--- The problem ---
Would you retype, exactly and without the pictures, the lines between the line holding "Recreate this image" and the line holding "alt.Scale(domain=categories, paddingInner=0, paddingOuter=0)", inclusive, and nothing else?

--- Available data ---
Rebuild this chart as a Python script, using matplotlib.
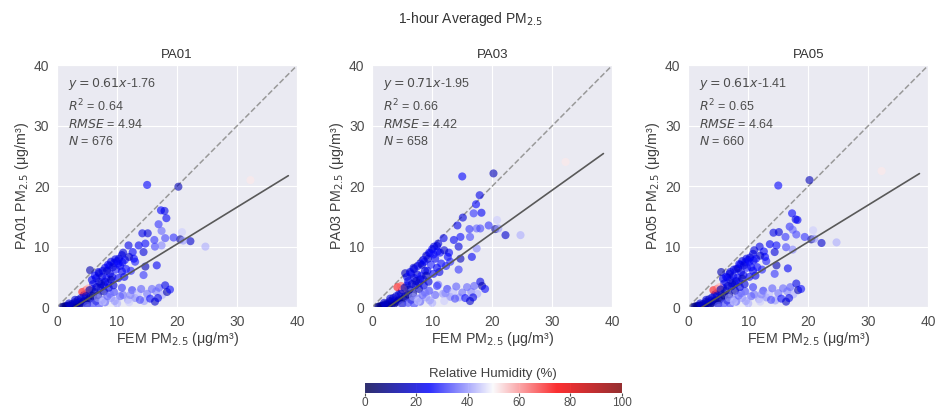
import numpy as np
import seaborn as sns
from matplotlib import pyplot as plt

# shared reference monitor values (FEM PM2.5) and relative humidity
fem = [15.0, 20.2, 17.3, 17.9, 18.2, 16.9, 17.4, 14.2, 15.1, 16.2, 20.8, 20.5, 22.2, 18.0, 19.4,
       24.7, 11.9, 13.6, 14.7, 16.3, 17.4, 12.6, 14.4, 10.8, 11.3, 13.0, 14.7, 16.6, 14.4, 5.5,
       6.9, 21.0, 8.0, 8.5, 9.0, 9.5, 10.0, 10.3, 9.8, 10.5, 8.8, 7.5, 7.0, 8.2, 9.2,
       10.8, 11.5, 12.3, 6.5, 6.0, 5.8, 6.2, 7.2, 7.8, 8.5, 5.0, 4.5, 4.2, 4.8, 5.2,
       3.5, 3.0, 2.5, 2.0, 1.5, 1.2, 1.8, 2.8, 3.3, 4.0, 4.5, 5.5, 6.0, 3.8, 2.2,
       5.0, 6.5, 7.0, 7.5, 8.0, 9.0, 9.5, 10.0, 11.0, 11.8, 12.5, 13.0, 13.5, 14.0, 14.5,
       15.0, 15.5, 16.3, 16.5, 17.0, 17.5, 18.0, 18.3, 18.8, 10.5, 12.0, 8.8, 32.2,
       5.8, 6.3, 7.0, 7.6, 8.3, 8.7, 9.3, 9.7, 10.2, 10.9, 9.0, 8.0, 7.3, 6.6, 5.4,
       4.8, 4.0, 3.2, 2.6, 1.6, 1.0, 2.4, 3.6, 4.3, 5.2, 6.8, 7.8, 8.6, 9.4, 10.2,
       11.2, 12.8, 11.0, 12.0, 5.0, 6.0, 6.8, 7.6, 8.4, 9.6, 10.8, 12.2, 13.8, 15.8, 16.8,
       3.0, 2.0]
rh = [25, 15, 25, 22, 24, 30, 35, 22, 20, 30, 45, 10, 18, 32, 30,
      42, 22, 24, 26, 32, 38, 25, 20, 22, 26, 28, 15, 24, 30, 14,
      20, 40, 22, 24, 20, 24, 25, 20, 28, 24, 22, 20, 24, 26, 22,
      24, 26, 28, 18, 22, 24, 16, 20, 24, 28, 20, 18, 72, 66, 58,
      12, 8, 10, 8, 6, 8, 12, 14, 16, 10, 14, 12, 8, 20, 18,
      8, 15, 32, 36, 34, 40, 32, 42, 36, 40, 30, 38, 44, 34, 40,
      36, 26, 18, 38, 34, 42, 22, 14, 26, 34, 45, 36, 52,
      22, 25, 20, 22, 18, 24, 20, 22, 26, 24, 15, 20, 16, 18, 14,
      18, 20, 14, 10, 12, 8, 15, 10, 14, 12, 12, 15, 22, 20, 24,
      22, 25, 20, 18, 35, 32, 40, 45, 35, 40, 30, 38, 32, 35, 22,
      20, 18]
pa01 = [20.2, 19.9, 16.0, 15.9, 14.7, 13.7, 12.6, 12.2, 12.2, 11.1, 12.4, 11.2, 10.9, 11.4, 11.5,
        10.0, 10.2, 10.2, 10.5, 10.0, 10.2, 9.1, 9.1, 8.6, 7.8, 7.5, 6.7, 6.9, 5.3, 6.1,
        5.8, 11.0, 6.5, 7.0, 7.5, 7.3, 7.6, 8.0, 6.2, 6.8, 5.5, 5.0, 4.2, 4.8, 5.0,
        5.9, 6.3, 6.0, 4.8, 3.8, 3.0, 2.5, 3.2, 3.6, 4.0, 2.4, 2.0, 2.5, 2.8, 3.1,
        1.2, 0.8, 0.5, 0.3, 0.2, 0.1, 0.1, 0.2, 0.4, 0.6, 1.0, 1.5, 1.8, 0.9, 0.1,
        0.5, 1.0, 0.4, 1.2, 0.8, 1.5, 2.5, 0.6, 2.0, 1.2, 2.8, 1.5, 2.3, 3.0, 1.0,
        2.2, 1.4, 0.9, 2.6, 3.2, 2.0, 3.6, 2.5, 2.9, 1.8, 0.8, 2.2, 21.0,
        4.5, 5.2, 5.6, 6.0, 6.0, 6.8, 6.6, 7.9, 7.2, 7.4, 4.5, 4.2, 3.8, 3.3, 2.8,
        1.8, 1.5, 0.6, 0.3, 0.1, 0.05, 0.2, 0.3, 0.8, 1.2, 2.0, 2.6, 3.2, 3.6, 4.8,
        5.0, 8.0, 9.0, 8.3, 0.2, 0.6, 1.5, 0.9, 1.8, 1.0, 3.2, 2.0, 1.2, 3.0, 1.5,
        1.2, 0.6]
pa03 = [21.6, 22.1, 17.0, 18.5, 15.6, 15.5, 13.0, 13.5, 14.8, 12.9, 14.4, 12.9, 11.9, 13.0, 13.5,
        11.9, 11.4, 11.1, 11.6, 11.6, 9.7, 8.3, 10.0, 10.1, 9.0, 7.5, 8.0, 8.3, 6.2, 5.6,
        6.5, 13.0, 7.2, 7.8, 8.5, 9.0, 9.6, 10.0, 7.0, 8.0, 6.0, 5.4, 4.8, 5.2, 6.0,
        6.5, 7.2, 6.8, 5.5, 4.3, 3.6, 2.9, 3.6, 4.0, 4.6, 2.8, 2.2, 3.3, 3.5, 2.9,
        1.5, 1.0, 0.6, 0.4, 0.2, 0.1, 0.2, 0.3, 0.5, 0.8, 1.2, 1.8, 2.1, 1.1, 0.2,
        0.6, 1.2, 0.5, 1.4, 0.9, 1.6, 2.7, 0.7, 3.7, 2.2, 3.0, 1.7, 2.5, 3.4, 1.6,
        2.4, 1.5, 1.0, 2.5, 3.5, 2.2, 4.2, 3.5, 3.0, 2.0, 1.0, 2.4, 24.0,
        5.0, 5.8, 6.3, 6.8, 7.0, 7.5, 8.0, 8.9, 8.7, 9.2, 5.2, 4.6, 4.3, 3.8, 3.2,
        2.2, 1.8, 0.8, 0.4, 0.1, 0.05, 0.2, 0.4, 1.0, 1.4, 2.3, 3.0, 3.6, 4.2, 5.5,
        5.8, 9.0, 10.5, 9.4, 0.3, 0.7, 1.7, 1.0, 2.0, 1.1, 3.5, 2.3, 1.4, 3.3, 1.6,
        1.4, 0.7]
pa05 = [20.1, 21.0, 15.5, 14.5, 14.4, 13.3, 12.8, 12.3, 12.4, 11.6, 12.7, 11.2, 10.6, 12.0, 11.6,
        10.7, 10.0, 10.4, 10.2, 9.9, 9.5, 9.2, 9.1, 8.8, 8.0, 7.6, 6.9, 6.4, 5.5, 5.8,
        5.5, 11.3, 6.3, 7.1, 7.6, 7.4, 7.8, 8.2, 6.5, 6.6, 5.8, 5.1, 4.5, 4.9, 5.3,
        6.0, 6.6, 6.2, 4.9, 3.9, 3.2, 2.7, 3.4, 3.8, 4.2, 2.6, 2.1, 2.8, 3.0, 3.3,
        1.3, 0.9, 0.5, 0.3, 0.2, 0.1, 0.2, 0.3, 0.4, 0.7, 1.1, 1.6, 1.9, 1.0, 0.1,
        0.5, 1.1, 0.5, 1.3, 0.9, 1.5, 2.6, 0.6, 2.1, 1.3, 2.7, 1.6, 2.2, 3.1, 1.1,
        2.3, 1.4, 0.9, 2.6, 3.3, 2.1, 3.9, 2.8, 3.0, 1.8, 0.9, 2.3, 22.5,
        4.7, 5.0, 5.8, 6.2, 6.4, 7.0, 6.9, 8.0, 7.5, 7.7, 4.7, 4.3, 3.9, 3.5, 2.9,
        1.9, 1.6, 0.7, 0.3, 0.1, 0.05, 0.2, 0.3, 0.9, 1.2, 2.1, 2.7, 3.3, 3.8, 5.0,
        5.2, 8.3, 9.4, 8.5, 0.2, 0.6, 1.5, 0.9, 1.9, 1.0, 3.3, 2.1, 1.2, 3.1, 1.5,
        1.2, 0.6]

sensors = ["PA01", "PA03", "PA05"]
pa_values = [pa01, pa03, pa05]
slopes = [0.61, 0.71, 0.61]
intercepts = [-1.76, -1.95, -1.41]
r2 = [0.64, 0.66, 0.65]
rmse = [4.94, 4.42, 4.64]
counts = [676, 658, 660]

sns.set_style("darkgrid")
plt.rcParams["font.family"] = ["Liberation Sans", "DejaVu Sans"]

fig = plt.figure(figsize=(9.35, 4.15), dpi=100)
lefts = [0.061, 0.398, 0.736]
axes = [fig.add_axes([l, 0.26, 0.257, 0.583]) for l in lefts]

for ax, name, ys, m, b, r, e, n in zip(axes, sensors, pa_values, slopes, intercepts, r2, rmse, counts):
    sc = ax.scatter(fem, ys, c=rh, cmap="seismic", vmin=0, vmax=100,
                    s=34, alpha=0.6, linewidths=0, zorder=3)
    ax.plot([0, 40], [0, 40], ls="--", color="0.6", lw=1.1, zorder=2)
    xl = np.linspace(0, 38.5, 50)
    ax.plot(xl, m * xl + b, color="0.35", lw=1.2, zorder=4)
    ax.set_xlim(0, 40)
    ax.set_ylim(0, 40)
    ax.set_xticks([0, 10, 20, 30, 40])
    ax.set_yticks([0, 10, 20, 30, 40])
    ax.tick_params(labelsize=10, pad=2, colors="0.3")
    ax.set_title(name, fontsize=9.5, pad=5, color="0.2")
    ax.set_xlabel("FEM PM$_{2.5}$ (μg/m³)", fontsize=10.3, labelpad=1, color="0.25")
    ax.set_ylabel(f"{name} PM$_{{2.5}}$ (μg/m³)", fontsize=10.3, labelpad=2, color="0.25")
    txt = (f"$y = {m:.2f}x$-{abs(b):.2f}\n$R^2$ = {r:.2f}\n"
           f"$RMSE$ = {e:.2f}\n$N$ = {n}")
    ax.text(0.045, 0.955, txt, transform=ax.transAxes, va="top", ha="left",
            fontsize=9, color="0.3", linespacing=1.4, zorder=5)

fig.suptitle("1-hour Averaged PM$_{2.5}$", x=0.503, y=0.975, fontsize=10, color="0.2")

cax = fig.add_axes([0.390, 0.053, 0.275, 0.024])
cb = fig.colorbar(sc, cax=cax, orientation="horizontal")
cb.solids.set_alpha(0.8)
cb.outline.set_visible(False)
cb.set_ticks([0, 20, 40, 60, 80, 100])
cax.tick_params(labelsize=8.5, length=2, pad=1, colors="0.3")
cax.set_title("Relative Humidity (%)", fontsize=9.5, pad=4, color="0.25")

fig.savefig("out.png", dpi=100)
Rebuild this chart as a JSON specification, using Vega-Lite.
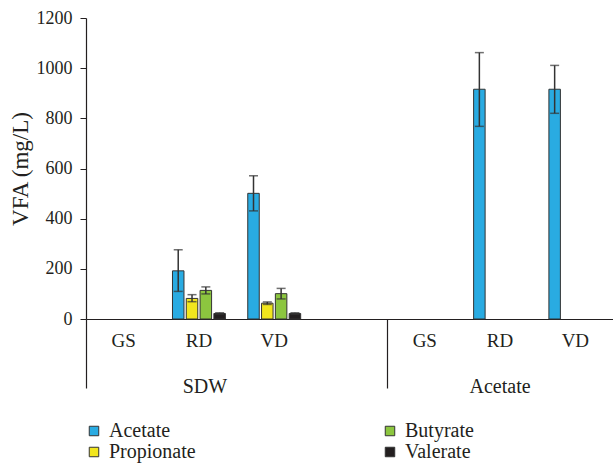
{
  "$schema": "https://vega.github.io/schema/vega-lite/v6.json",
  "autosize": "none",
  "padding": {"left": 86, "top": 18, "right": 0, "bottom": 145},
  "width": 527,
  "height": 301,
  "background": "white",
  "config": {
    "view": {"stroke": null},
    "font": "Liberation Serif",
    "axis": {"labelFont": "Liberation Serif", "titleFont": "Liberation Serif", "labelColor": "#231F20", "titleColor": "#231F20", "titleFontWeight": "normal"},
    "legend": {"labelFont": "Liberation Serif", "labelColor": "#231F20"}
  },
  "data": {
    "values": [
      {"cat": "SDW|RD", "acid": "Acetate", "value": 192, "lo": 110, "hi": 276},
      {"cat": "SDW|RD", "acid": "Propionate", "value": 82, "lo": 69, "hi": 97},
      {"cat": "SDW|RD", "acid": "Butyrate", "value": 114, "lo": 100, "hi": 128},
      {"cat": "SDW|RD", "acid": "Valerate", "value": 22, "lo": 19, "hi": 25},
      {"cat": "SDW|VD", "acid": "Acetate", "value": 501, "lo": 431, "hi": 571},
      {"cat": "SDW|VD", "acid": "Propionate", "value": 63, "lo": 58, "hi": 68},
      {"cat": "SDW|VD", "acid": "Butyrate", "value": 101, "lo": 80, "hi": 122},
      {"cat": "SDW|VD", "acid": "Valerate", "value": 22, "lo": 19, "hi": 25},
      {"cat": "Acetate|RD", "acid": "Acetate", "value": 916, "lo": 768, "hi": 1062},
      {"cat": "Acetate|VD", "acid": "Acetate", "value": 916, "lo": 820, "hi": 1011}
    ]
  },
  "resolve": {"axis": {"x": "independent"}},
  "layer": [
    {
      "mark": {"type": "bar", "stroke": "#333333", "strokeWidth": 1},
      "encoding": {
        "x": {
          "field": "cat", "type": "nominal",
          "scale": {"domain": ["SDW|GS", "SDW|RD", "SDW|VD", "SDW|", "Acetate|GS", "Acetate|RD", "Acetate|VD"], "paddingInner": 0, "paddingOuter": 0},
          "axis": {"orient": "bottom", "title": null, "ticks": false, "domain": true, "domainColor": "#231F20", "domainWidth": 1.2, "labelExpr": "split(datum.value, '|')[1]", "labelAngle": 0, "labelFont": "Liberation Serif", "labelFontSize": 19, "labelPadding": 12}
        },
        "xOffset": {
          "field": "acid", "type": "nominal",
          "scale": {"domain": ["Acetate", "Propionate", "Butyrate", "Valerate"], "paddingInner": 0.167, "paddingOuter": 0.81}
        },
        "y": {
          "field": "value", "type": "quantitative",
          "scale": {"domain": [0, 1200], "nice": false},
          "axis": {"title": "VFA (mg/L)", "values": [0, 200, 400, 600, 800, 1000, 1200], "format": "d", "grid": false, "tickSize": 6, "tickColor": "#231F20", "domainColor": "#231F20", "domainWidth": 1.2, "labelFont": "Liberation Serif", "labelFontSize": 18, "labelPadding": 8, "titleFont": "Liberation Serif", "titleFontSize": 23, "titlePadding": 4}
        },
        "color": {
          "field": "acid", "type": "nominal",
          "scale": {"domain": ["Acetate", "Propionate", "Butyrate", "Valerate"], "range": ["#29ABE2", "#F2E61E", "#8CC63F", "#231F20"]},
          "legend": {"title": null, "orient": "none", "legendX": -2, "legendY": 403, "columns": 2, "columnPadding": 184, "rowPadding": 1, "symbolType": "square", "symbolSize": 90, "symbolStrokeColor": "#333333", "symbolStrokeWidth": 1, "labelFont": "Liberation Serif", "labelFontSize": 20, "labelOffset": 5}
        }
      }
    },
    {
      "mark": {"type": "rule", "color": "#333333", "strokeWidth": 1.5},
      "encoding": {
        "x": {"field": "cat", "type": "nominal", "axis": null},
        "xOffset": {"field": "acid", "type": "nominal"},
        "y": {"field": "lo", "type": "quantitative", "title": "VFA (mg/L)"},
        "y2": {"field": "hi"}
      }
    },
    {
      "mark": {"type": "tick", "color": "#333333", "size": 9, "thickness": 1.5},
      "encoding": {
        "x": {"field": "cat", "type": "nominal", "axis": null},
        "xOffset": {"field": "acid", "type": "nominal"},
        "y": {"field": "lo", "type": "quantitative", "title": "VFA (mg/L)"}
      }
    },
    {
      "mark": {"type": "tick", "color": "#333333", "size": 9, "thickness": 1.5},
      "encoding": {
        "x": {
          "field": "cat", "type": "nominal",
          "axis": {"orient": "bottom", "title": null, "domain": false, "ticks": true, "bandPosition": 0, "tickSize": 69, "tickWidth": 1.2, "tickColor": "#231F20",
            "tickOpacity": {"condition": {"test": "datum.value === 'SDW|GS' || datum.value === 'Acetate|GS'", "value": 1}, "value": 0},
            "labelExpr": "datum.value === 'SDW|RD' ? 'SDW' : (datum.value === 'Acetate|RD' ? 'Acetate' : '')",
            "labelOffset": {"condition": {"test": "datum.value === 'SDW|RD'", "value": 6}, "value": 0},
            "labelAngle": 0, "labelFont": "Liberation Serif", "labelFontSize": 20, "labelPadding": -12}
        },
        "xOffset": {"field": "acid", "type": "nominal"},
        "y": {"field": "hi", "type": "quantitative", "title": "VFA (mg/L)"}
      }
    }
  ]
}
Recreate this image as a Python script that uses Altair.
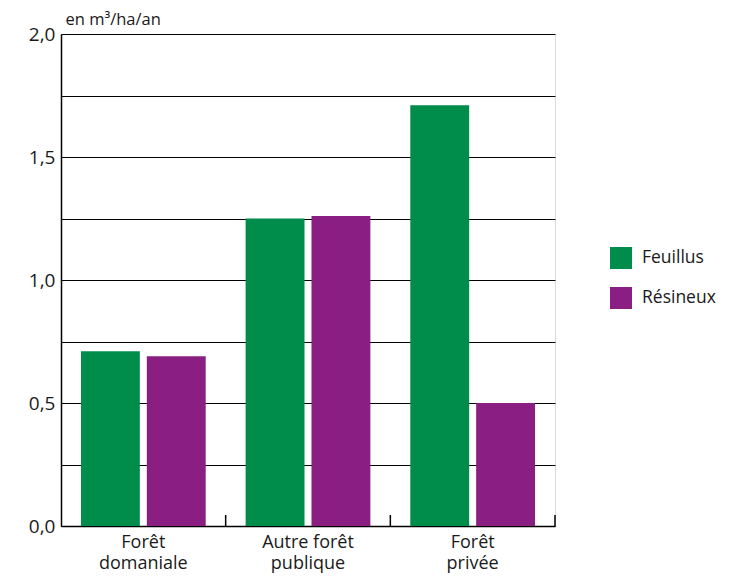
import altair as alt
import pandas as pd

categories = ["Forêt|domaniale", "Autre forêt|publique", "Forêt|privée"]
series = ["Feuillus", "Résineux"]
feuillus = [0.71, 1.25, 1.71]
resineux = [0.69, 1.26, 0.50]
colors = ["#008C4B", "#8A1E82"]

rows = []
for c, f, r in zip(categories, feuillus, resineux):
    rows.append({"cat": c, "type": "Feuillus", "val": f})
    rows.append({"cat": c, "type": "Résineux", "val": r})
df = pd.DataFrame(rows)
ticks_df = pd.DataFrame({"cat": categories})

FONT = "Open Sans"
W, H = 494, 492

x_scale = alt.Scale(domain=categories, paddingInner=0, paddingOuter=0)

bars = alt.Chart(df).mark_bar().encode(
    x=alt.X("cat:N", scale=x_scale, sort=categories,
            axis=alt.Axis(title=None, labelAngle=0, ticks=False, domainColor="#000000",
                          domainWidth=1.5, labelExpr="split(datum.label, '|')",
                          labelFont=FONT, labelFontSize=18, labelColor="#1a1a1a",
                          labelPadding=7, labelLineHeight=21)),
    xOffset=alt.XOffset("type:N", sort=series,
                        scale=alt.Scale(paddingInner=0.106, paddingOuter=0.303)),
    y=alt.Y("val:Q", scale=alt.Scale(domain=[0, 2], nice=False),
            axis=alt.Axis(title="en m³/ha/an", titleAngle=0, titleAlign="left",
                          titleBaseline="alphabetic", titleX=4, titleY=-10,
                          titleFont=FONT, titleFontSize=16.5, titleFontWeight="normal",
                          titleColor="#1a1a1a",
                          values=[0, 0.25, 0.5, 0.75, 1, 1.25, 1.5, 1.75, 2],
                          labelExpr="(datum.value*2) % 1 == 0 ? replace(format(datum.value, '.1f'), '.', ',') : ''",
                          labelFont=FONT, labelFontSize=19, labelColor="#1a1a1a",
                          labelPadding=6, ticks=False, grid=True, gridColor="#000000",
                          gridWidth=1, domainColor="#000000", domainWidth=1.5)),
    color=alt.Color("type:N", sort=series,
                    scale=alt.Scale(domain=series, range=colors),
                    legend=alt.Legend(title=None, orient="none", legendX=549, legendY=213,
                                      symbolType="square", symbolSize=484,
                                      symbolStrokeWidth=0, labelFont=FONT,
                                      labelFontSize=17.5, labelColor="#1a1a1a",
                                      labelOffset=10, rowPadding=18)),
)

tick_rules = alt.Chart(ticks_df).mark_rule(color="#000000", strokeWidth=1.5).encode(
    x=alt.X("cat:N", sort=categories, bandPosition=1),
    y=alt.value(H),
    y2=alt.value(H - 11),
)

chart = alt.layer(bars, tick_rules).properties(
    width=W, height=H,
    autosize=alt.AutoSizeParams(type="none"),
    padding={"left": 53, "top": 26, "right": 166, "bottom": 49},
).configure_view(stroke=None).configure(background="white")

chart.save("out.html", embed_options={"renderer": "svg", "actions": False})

--- Full solution ---
Recreate this image as a Python script that uses Altair.
import altair as alt
import pandas as pd

categories = ["Forêt|domaniale", "Autre forêt|publique", "Forêt|privée"]
series = ["Feuillus", "Résineux"]
feuillus = [0.71, 1.25, 1.71]
resineux = [0.69, 1.26, 0.50]
colors = ["#008C4B", "#8A1E82"]

rows = []
for c, f, r in zip(categories, feuillus, resineux):
    rows.append({"cat": c, "type": "Feuillus", "val": f})
    rows.append({"cat": c, "type": "Résineux", "val": r})
df = pd.DataFrame(rows)
ticks_df = pd.DataFrame({"cat": categories})

FONT = "Open Sans"
W, H = 494, 492

x_scale = alt.Scale(domain=categories, paddingInner=0, paddingOuter=0)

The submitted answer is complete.